The Rocks markets, held every weekend, attract both tourists and locals. Here you’ll find anything from bad boomerang-shaped ashtrays to stunning and unique Aboriginal paintings. Buskers line the street to take in their share of the profits and it certainly isn’t a bad way for you to part with a dollar or two. There are plenty of pubs and restaurants around, although they’re not the cheapest option.

Section 2:

Walk back to Circular Quay and Pitt Street (adjacent to George Street) will take you into town.


Pitt Street leads directly to – wait for it – Pitt Street Mall. While you won’t want for anything in this venue, some of the shops are a little predicable (think mobile phones, teen girl fashion and fake leather).

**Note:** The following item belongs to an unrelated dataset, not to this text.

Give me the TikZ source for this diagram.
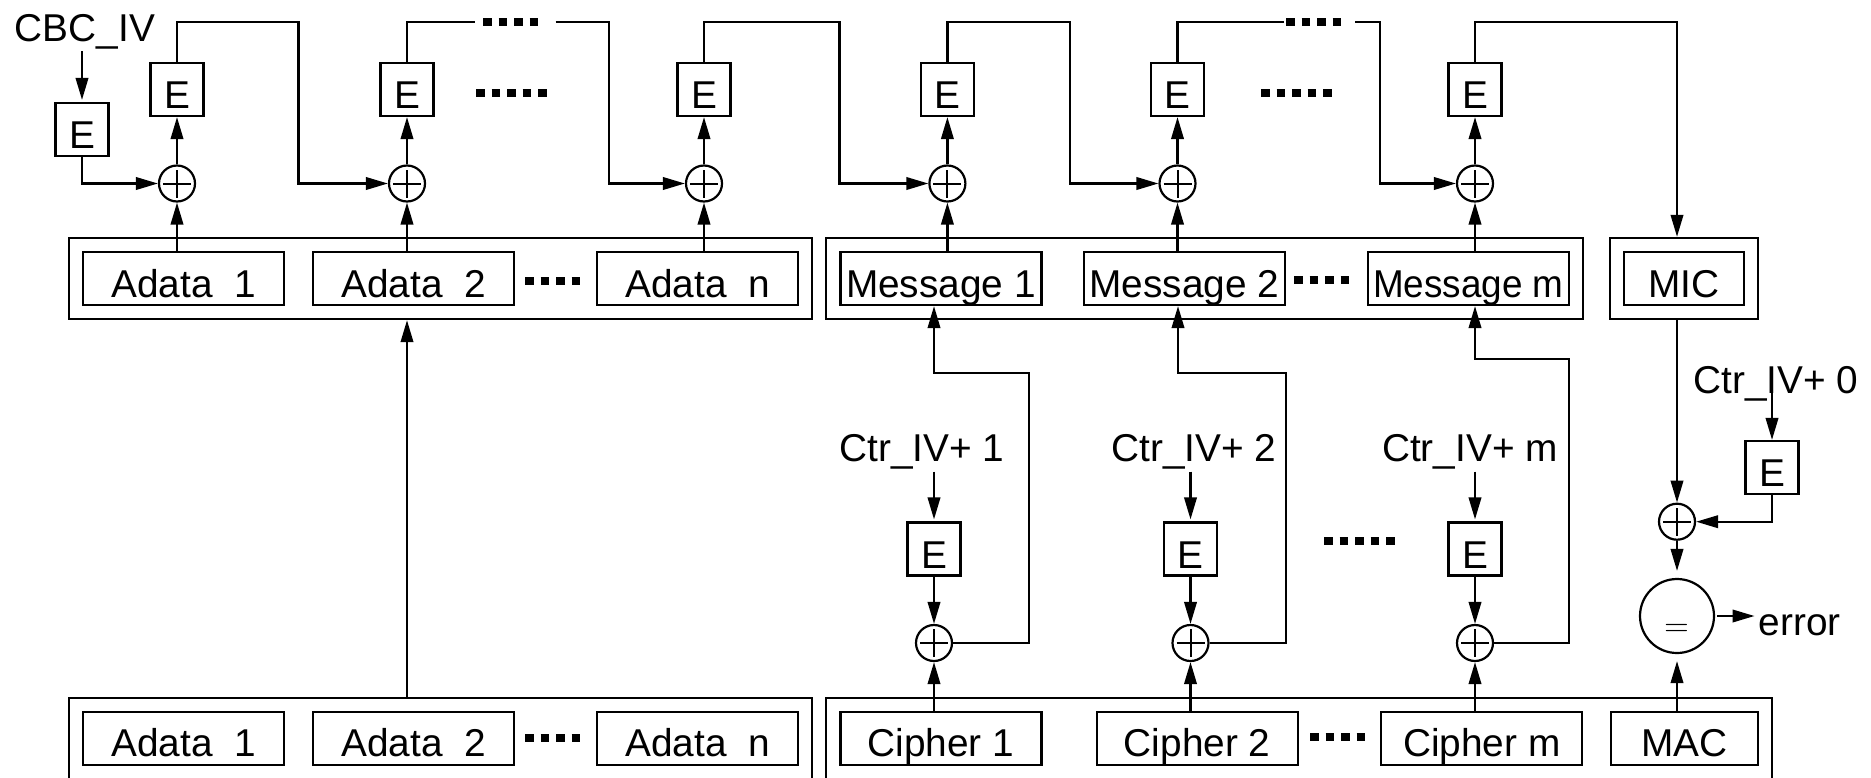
\documentclass[tikz,border=0pt]{standalone}
\usepackage{fontspec}
\setmainfont{Liberation Sans}
\usepackage{graphicx}
\usetikzlibrary{arrows.meta,fit}
\begin{document}
\begin{tikzpicture}[x=1pt,y=-1pt,
  every node/.style={font=\fontsize{38.8pt}{46pt}\selectfont},
  wire/.style={line width=2.2pt},
  arr/.style={wire,-{Triangle[length=22pt,width=12.5pt]}},
  ebox/.style={draw,wire,minimum width=53pt,minimum height=53pt,inner sep=0pt,
    text height=38.8pt,text depth=0pt},
  databox/.style={draw,wire,minimum height=53pt,minimum width=201pt,inner sep=0pt,
    text height=37pt,text depth=0pt},
  xorop/.style={draw,wire,circle,minimum size=36pt,inner sep=0pt,
    path picture={\draw[line width=2pt]
      ([xshift=-14pt]path picture bounding box.center) -- ([xshift=14pt]path picture bounding box.center)
      ([yshift=-14pt]path picture bounding box.center) -- ([yshift=14pt]path picture bounding box.center);}},
  groupbox/.style={draw,wire,inner sep=13pt},
  lbl/.style={inner sep=2pt,anchor=base},
  dotrow/.style={line width=8pt,dash pattern=on 8.5pt off 7pt},
]
\useasboundingbox (0,0) rectangle (1871,777);
\clip (0,0) rectangle (1871,777);

% ---------- CBC-MAC chain over the associated data and the message ----------
\node[lbl] (CBC) at (85,41.5) {CBC\_IV};
\node[ebox] (E0) at (82,129.5) {E};

\node[ebox] (E1) at (177,89.5) {E};
\node[ebox] (E2) at (407,89.5) {E};
\node[ebox] (E3) at (704,89.5) {E};
\node[ebox] (E4) at (947.4,89.5) {E};
\node[ebox] (E5) at (1177.5,89.5) {E};
\node[ebox] (E6) at (1475,89.5) {E};

\node[xorop] (X1) at (177,183.5) {};
\node[xorop] (X2) at (407,183.5) {};
\node[xorop] (X3) at (704,183.5) {};
\node[xorop] (X4) at (947.4,183.5) {};
\node[xorop] (X5) at (1177.5,183.5) {};
\node[xorop] (X6) at (1475,183.5) {};

% decrypted blocks
\node[databox] (A1) at (183.6,278.5) {Adata~~1};
\node[databox] (A2) at (413.5,278.5) {Adata~~2};
\node[databox] (An) at (697.5,278.5) {Adata~~n};
\node[databox] (M1) at (940.9,278.5) {Message 1};
\node[databox] (M2) at (1184.3,278.5) {Message 2};
\node[databox] (Mm) at (1468.4,278.5) {\scalebox{0.95}[1]{Message m}};
\node[databox,minimum width=120pt] (MIC) at (1684,278.5) {MIC};
\node[groupbox,fit=(A1)(An)] (OA) {};
\node[groupbox,fit=(M1)(Mm)] (OM) {};
\node[groupbox,fit=(MIC)] (OMIC) {};

% received blocks
\node[databox] (B1) at (183.8,738.3) {Adata~~1};
\node[databox] (B2) at (413.5,738.3) {Adata~~2};
\node[databox] (Bn) at (697.5,738.3) {Adata~~n};
\node[databox] (C1) at (940.9,738.3) {Cipher 1};
\node[databox] (C2) at (1197.2,738.3) {Cipher 2};
\node[databox] (Cm) at (1481.7,738.3) {Cipher m};
\node[databox,minimum width=147pt] (MAC) at (1684.7,738.3) {MAC};
\node[groupbox,fit=(B1)(Bn)] (OB) {};
\node[groupbox,fit=(C1)(MAC)] (OC) {};

% bend points of the chain
\coordinate (t1) at (298.5,22);
\coordinate (d1s) at (474.5,22);
\coordinate (d1e) at (555.5,22);
\coordinate (t2) at (609,22);
\coordinate (t3) at (839.4,22);
\coordinate (t4) at (1069.6,22);
\coordinate (d2s) at (1284,22);
\coordinate (d2e) at (1355,22);
\coordinate (t5) at (1380,22);
\coordinate (t6) at (1677,22);

\draw[arr,shorten >=2pt] (CBC.south -| E0) -- (E0);
\draw[arr] (E0) |- (X1);
\draw[arr] (E1) |- (t1) |- (X2);
\draw[wire] (E2) |- (d1s);
\draw[arr] (d1e) -- (t2) |- (X3);
\draw[arr] (E3) |- (t3) |- (X4);
\draw[arr] (E4) |- (t4) |- (X5);
\draw[wire] (E5) |- (d2s);
\draw[arr] (d2e) -- (t5) |- (X6);
\draw[arr] (E6) |- (t6) -- (t6 |- OMIC.north);

\foreach \k in {1,...,6} \draw[arr] (X\k) -- (E\k);
\draw[arr] (A1.north -| X1) -- (X1);
\draw[arr] (A2.north -| X2) -- (X2);
\draw[arr] (An.north -| X3) -- (X3);
\draw[arr] (M1.north -| X4) -- (X4);
\draw[arr] (M2.north -| X5) -- (X5);
\draw[arr] (Mm.north -| X6) -- (X6);

% associated data passed on unchanged
\draw[arr] (OB.north -| X2) -- (OA.south -| X2);

% ---------- counter-mode decryption ----------
\node[lbl] (L1) at (922,461.7) {Ctr\_IV+ 1};
\node[lbl] (L2) at (1194,461.7) {Ctr\_IV+ 2};
\node[lbl] (L3) at (1470,461.7) {Ctr\_IV+ m};
\node[ebox] (K1) at (934,549) {E};
\node[ebox] (K2) at (1190.5,549) {E};
\node[ebox] (K3) at (1475,549) {E};
\node[xorop] (P1) at (934,643) {};
\node[xorop] (P2) at (1190.5,643) {};
\node[xorop] (P3) at (1475,643) {};

\coordinate (f1) at (1028.6,372.7);
\coordinate (f2) at (1285.7,372.7);
\coordinate (f3) at (1569.3,359.3);
\coordinate (m2x) at (1178,0);

\draw[arr,shorten >=2pt] (L1.south -| K1) -- (K1);
\draw[arr,shorten >=2pt] (L2.south -| K2) -- (K2);
\draw[arr,shorten >=2pt] (L3.south -| K3) -- (K3);
\foreach \k in {1,2,3} \draw[arr] (K\k) -- (P\k);
\draw[arr] (C1.north -| P1) -- (P1);
\draw[arr] (C2.north -| P2) -- (P2);
\draw[arr] (Cm.north -| P3) -- (P3);
\draw[arr] (P1) -| (f1) -| (P1 |- M1.south);
\draw[arr] (P2) -| (f2) -| (m2x |- M2.south);
\draw[arr] (P3) -| (f3) -| (P3 |- Mm.south);

% ---------- tag check ----------
\node[lbl] (L0) at (1776,393) {Ctr\_IV+ 0};
\coordinate (L0s) at (1772,393);
\node[ebox] (K0) at (1772,467.5) {E};
\node[xorop] (P0) at (1677,521.7) {};
\node[draw,wire,circle,minimum size=74pt,inner sep=0pt,text height=40pt,text depth=0pt,
  font=\fontsize{34pt}{40pt}\selectfont\sffamily] (Q) at (1677,616) {=};
\node[lbl,anchor=base west] (ERR) at (1756.5,635) {error};

\draw[arr] (L0s) -- (K0);
\draw[arr] (K0) |- (P0);
\draw[arr] (OMIC.south -| P0) -- (P0);
\draw[arr,shorten >=7pt] (P0) -- (Q);
\draw[arr,shorten >=7pt] (MAC.north -| Q) -- (Q);
\draw[arr,shorten <=2pt,shorten >=2pt] (Q) -- (Q -| ERR.west);

% ---------- ellipses ----------
\draw[dotrow] (483,22) -- ++(55,0);
\draw[dotrow] (1286,22) -- ++(55,0);
\draw[dotrow] (476,93) -- ++(70.5,0);
\draw[dotrow] (1261,93) -- ++(70.5,0);
\draw[dotrow] (525,281) -- ++(55,0);
\draw[dotrow] (1294,280) -- ++(55,0);
\draw[dotrow] (1324,541) -- ++(70.5,0);
\draw[dotrow] (525,738) -- ++(55,0);
\draw[dotrow] (1310,737) -- ++(55,0);
\end{tikzpicture}
\end{document}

But don’t be alarmed. There is a diamond in the rough. The Strand Arcade is everything we love about Old Sydney. The galleries are decked out in dark polished wood, the windows are stained glass and even at the peak of frenzied consumer activity (Thursday nights, weekends and Christmas) the whole place manages to maintain a sense peace and grace. The clothes and jewellery shops here are often one-of-a-kind.

Section 3:

Back over to George Street.


Directly behind Pitt Street Mall, back on George Street, you’ll see the semi-majestic Queen Victoria Building (QVB). It’s been a long while since the QVB has had a makeover but she’s still lovely, despite the fray. The shopping centre occupies an entire block in the city. Every hour on the hour, the famous QVB hanging clock chimes away and displays a moving tableaux of British kings and queens. The spectacle ends with the beheading of Charles I. There are also other exhibitions on the higher floors. Basic brand names are found on the lower levels. Up top you’ll find high end fashion.

Section 4:

Head directly down George Street in the direction of Central Station.


There’s no mistaking the beginnings of Chinatown as you move away from the QVB. Chinese characters start to appear on shop fronts, bright red barbeque pork hangs from kitchen windows and funky, young Chinatownians (with sharp haircuts and bold peroxide highlights) strut the streets in the latest catwalk gear. In the heart of it all is Paddy’s markets downstairs and Market City upstairs. Bargaining is always worth a try at the markets; you can find anything from fresh produce to ‘genuine’ designer perfume. Market City is a haven for retail outlets. Stop on by for a bargain.